To highlight some of the great freedom focused policies passed in the state, below is Libertas Institute’s Best of Utah – 2022 Legislative Session Edition:

  1. Taking the top spot is House Bill 167, sponsored by Representative Brady Brammer. This bill will go into effect in May 2022 and will commission a task force to explore psychotherapy drugs for mental health treatment. This task force will report on its findings by October of 2023. This bill is crucial as Utah has some of the worst mental health outcomes in the country. With this legislation, the first step towards expanding treatment options for those with mental health disorders is being taken. 
  2. Utah has a been leader in the regulatory sandbox movement. Going into last year’s legislative session, Utah had already created multiple separate and distinct sandboxes, but this year it became clear that Utah’s many regulatory sandboxes could be even better under just one dedicated department. Thus, Representative Maloy, who sponsored the universal sandbox last year, sponsored HB 243, which streamlines and consolidates all of the sandboxes into one. This bill will also go into effect during this summer.
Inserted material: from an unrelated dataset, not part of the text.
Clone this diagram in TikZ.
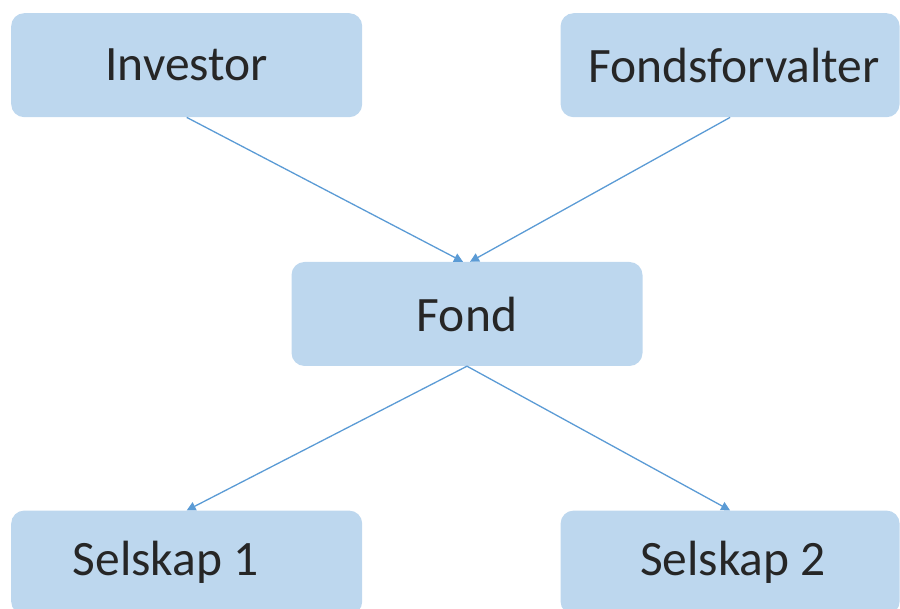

  3. Rounding out the top three is  Senate Bill 25. This bill will allow homeowners, over the age of 75 and with an income of less than $65,000 a year, to apply to forgo the payment of property tax until the sale of their home or a transfer of ownership takes place. This will allow any seniors that are struggling financially to gain much-needed relief and will make sure this population does not have to worry about becoming homeless. Senate Bill 25 already is up and running, with retroactive operation dating to January 1st, 2022.
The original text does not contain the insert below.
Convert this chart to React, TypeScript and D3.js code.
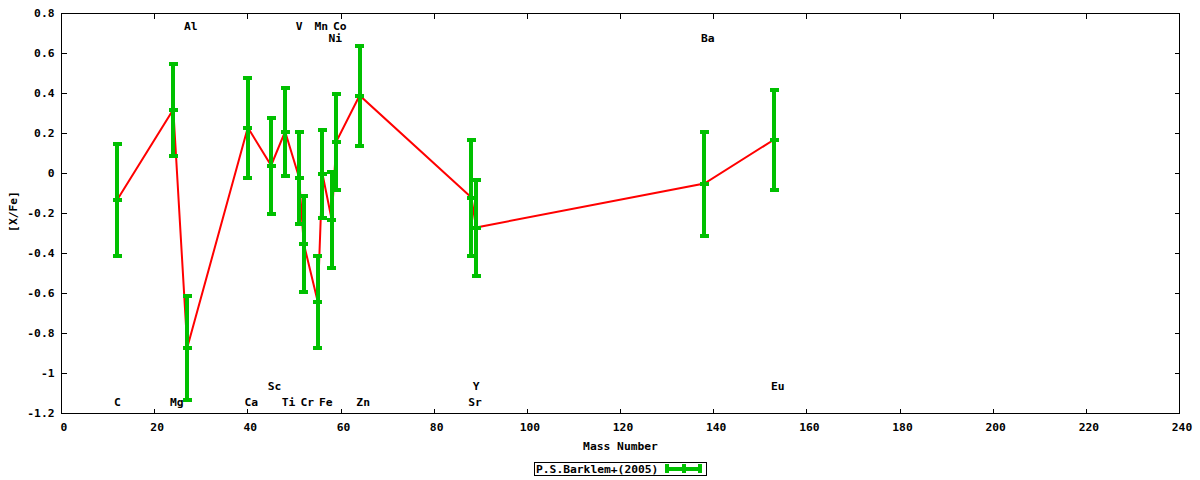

  4. The Special Needs Opportunity Scholarship established two years ago is designed to help families of special needs students find an education that works best for their children. However, a problem existed with this scholarship, families could not afford to send the siblings of these students to the same school. Families were then left to decide if the benefits of specialized education or the support from siblings were more important. Senate Bill 62 from Senator Lincoln Fillmore solved this dilemma for families by expanding eligibility to include the siblings of those receiving this scholarship. 
  5. House Bill 171 ends the practice of juvenile deception by law enforcement in Utah. If deception is used during the interrogation, any statement made by the child is presumed to be involuntary, meaning it cannot be used against them in court. This bill works to protect minors under the age of 18 from falsely confessing to a crime they didn’t commit. 
  6. House Bill 386 and Senate Bill 191 essentially create an education-based sandbox. These bills allow teachers and schools to create and implement innovative educational programs in their schools to meet the demands they face daily.
  7. Senate Bill 16, sponsored by Senator Curtis Bramble, establishes the Occupational and Professional Licensure Review Office. The Occupational and Professional Licensure Review Office will conduct a review for each application that seeks to newly regulate an occupation, review each occupation that requires a license at least once every ten years, and review and respond to legislative inquiries over occupational licensing matters. This office will begin its work this year and shall stand in effect until 2034 unless otherwise extended. 
  8. House Bill 146 amends the “food truck freedom” law to further reduce complexity for food truck owners. In current law, food truck owners must get a business license in each city in which they operate. Under HB 146, food truck owners will only have to get their original business license, and then they can legally operate anywhere in the state. 

These bills represent steps Libertas is taking in the realms of technological innovation, privacy, education, occupational licensing, local government, and criminal justice. Libertas will continue to push for innovation and choice in education, increased personal privacy, reasonable occupational licensing, better criminal justice policy, and less government regulation.

With each passing year, Utah is proving that it is on the cutting edge of state-focused policies. With the steps of the Legislature, Utah’s policies are being looked at as a roadmap to how states can implement compassionate policies that reduce government control but expand economic and social prosperity.